▶ Directive
Look at the data below and print exactly the lines from its first line through the line with "const fmt = (v: number)"; the pictures stay out of the copy.
------
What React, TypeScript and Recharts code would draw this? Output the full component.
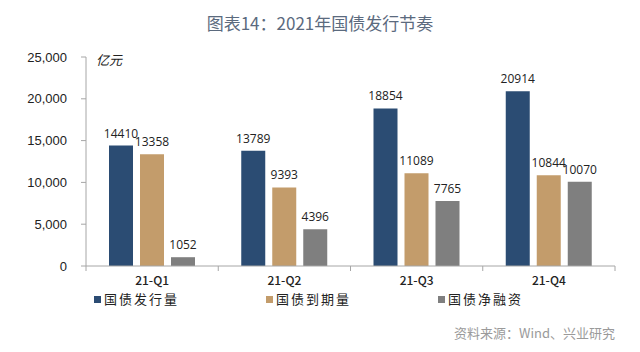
import { BarChart, Bar, XAxis, YAxis, LabelList } from 'recharts';

const quarters = ['21-Q1', '21-Q2', '21-Q3', '21-Q4'];
const issuance = [14410, 13789, 18854, 20914];
const maturity = [13358, 9393, 11089, 10844];
const netFinancing = [1052, 4396, 7765, 10070];
const yTicks = [0, 5000, 10000, 15000, 20000, 25000];

const seriesInfo = [
  { key: 'issuance', name: '国债发行量', color: '#2B4C73' },
  { key: 'maturity', name: '国债到期量', color: '#C39C6B' },
  { key: 'net', name: '国债净融资', color: '#7F7F7F' },
];

const data = quarters.map((q, i) => ({
  quarter: q,
  issuance: issuance[i],
  maturity: maturity[i],
  net: netFinancing[i],
}));

const CHART_W = 640;
const CHART_H = 352;
const MARGIN = { top: 57, right: 25, left: 0, bottom: 56 };
const Y_W = 86;
const HALF_BAND = (CHART_W - MARGIN.right - Y_W) / quarters.length / 2;
const CJK = "'Noto Sans CJK SC', sans-serif";

const fmt = (v: number) => v.toLocaleString('en-US');

// category label plus boundary tick marks on the x axis
const QuarterTick = (props: any) => {
  const { x, y, payload, index } = props;
  return (
    <g>
      <line x1={x - HALF_BAND} y1={y - 8} x2={x - HALF_BAND} y2={y - 3} stroke="#A6A6A6" />
      {index === quarters.length - 1 && (
        <line x1={x + HALF_BAND} y1={y - 8} x2={x + HALF_BAND} y2={y - 3} stroke="#A6A6A6" />
      )}
      <text x={x} y={y + 11} textAnchor="middle" fontSize={12} fontWeight={500} fill="#222" fontFamily={CJK}>
        {payload.value}
      </text>
    </g>
  );
};

export default function App() {
  return (
    <div style={{ position: 'fixed', left: 0, top: 0, width: CHART_W, height: CHART_H, background: '#fff' }}>
      <div style={{ position: 'absolute', top: 10, width: CHART_W, textAlign: 'center', fontFamily: CJK, fontSize: 17, color: '#5B6A7E' }}>
        图表14：2021年国债发行节奏
      </div>
      <div style={{ position: 'absolute', left: 96, top: 50, fontFamily: CJK, fontSize: 13, fontStyle: 'italic', color: '#222' }}>
        亿元
      </div>
      <div style={{ position: 'absolute', left: 94, top: 291, display: 'flex', fontFamily: CJK, fontSize: 13, lineHeight: '16px', color: '#222' }}>
        {seriesInfo.map((s) => (
          <div key={s.key} style={{ width: 172, display: 'flex', alignItems: 'center', gap: 3 }}>
            <span style={{ width: 7, height: 7, background: s.color, display: 'inline-block' }} />
            <span style={{ letterSpacing: 2 }}>{s.name}</span>
          </div>
        ))}
      </div>
      <div style={{ position: 'absolute', right: 25, top: 323, fontFamily: CJK, fontSize: 13, color: '#9A9A9A' }}>
        资料来源：Wind、兴业研究
      </div>
      <BarChart width={CHART_W} height={CHART_H} data={data} margin={MARGIN} barSize={24} barGap={7}>
        <XAxis dataKey="quarter" axisLine={{ stroke: '#A6A6A6' }} tickLine={false} tick={<QuarterTick />} height={30} interval={0} />
        <YAxis domain={[0, 25000]} ticks={yTicks} width={Y_W} tickFormatter={fmt}
          axisLine={{ stroke: '#A6A6A6' }} tickLine={{ stroke: '#A6A6A6' }} tickSize={5} tickMargin={14}
          tick={{ fontSize: 13, fill: '#222', fontFamily: "'Liberation Sans', Arial, sans-serif" }} />
        {seriesInfo.map((s) => (
          <Bar key={s.key} dataKey={s.key} name={s.name} fill={s.color} isAnimationActive={false}>
            <LabelList dataKey={s.key} position="top" offset={8} fontSize={12} fill="#222"
              fontFamily="'Open Sans', sans-serif" />
          </Bar>
        ))}
      </BarChart>
    </div>
  );
}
------
▶ Completed task
What React, TypeScript and Recharts code would draw this? Output the full component.
import { BarChart, Bar, XAxis, YAxis, LabelList } from 'recharts';

const quarters = ['21-Q1', '21-Q2', '21-Q3', '21-Q4'];
const issuance = [14410, 13789, 18854, 20914];
const maturity = [13358, 9393, 11089, 10844];
const netFinancing = [1052, 4396, 7765, 10070];
const yTicks = [0, 5000, 10000, 15000, 20000, 25000];

const seriesInfo = [
  { key: 'issuance', name: '国债发行量', color: '#2B4C73' },
  { key: 'maturity', name: '国债到期量', color: '#C39C6B' },
  { key: 'net', name: '国债净融资', color: '#7F7F7F' },
];

const data = quarters.map((q, i) => ({
  quarter: q,
  issuance: issuance[i],
  maturity: maturity[i],
  net: netFinancing[i],
}));

const CHART_W = 640;
const CHART_H = 352;
const MARGIN = { top: 57, right: 25, left: 0, bottom: 56 };
const Y_W = 86;
const HALF_BAND = (CHART_W - MARGIN.right - Y_W) / quarters.length / 2;
const CJK = "'Noto Sans CJK SC', sans-serif";

const fmt = (v: number) => v.toLocaleString('en-US');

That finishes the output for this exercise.